Sunday, June 12, 2011

The Times Sure Are A-Changin'

June 12, 2011
Bob missed his chance to free China
By Steve Gillespie / Managing Editor
The Meridian Star

MERIDIAN — I doubt that anyone has ever been labeled a sellout as much as Bob Dylan. It's the price living icons pay if they survive their youth.

Folk fans denounced him when his sound turned to rock. Rock fans denounced him when his rock turned country, some fans lost interest when he went gospel, or when they considered him old, or when he did that creepy Victoria's Secret commercial ... maybe the word "fan" isn't the correct word. Let's call them people who can't handle change.

Just before Dylan's 70th birthday, May 24, there was a firestorm of whiny media types — who can't handle change — that ridiculed him for going to China and supposedly allowing the communist government to censor his set list.

New York Times columnist Maureen Dowd wrote an idiotic column about him and his first concert he performed in China in April.

She slammed him for allowing the set list to be censored, and for not singing revolutionary-type protest songs, namely "Hurricane," the song Dylan wrote about the wrongful imprisonment of boxer Reuben "Hurricane" Carter.

Dylan last performed that song live in Houston, Texas, Jan. 25, 1976.

She thinks he should have done "Masters of War," "Blowin' In The Wind," and "The Times They Are A-Changin'." And then what? I don't know. Oddly enough the set lists, which according to Dylan were not censored by Chinese authorities, included several songs filled with social comment, and "protests" if that's the word Maureen likes best. I don't think she realized this 'cause she's not a fan.

Here's the songs he performed in Beijing, Shanghai, and Hong Kong: Gonna Change My Way Of Thinking; It's All Over Now, Baby Blue ; Beyond Here Lies Nothin'; Tangled Up In Blue; Honest With Me; Simple Twist Of Fate; Tweedle Dee & Tweedle Dum; Love Sick; Rollin' And Tumblin'; A Hard Rain's A-Gonna Fall; Highway 61 Revisited; Spirit On The Water; Thunder On The Mountain; Ballad Of A Thin Man; Like A Rolling Stone; All Along The Watchtower; Forever Young; Don't Think Twice, It's All Right; Things Have Changed; Blind Willie McTell; The Levee's Gonna Break; Desolation Row; It Ain't Me Babe; High Water (For Charley Patton); Senor (Tales Of Yankee Power); Jolene; My Wife's Home Town; Just Like Tom Thumb's Blues; and If You Ever Go To Houston.

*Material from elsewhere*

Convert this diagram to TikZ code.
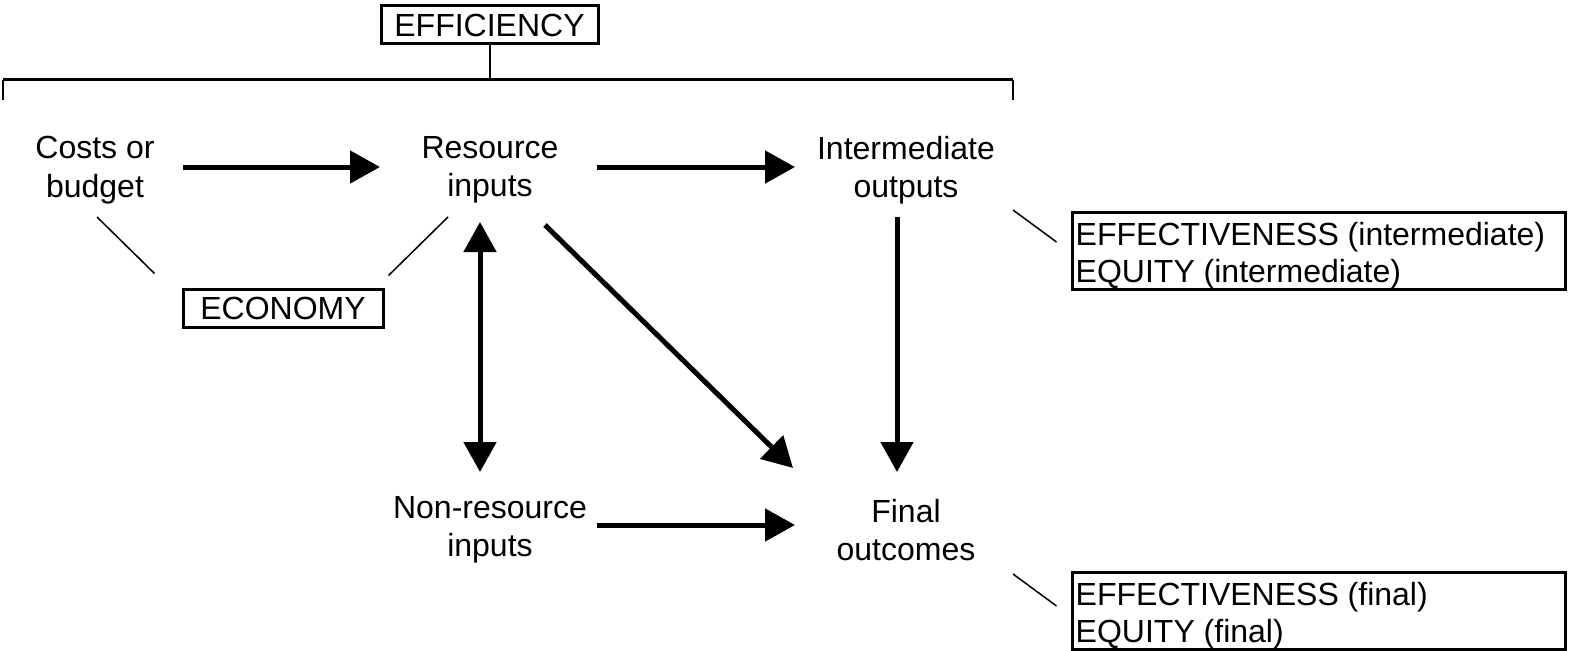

The songs on those set lists were essentially the same as those he played in Australia later that month, and there was no censorship there either.

Last month Dylan did an unusual thing by posting a message online at, addressed to his fans and followers. He said he was never denied permission to play in China a year ago, and that that previous story was dreamed up by a promoter before Dylan agreed to come to China. He said that on this trip he sold 12,000 out of 13,000 tickets, and the tickets that weren't sold were given to orphanages, which counters reports that there were lots of empty seats at his concerts. Also it was mostly young people at his shows, and he kind of doubted they would know some of the stuff he was doing 50 years ago.

"As far as censorship goes, the Chinese government had asked for the names of the songs that I would be playing," Dylan wrote. "There's no logical answer to that, so we sent them the set lists from the previous 3 months. If there were any songs, verses or lines censored, nobody ever told me about it and we played all the songs that we intended to play."

In her column Dowd uses excerpts from interviews and Dylan's own book to explain that he never wanted to be the keeper of social consciousness for his generation, even though he's been labeled like that, yet she acts as if he should have played that role. Then she tersely wraps up her column to say he "sang his censored set, took his pile of Communist cash and left."

Dylan ended his message with classic wit, taking a shot at those who try to make a buck off of him even though they really know nothing about him: "Everybody knows by now that there's a gazillion books on me either out or coming out in the near future. So I'm encouraging anybody who's ever met me, heard me or even seen me, to get in on the action and scribble their own book. You never know, somebody might have a great book in them."

Those Dylan "fans" who can't handle change don't go see Bob Dylan as much anymore, and they shouldn't. They don't like that he sounds and looks different, or that he never does a song the same way twice. If you want to see Bob Dylan he has concerts scheduled in New Orleans July 26, Pensacola July 27, Atlanta July 28 and Memphis July 30. You can find tickets at If you expect anything, you will be disappointed. If you appreciate artists who love what they do, never quit, and never stop changing — you know, "sellouts" — you'll have a good time.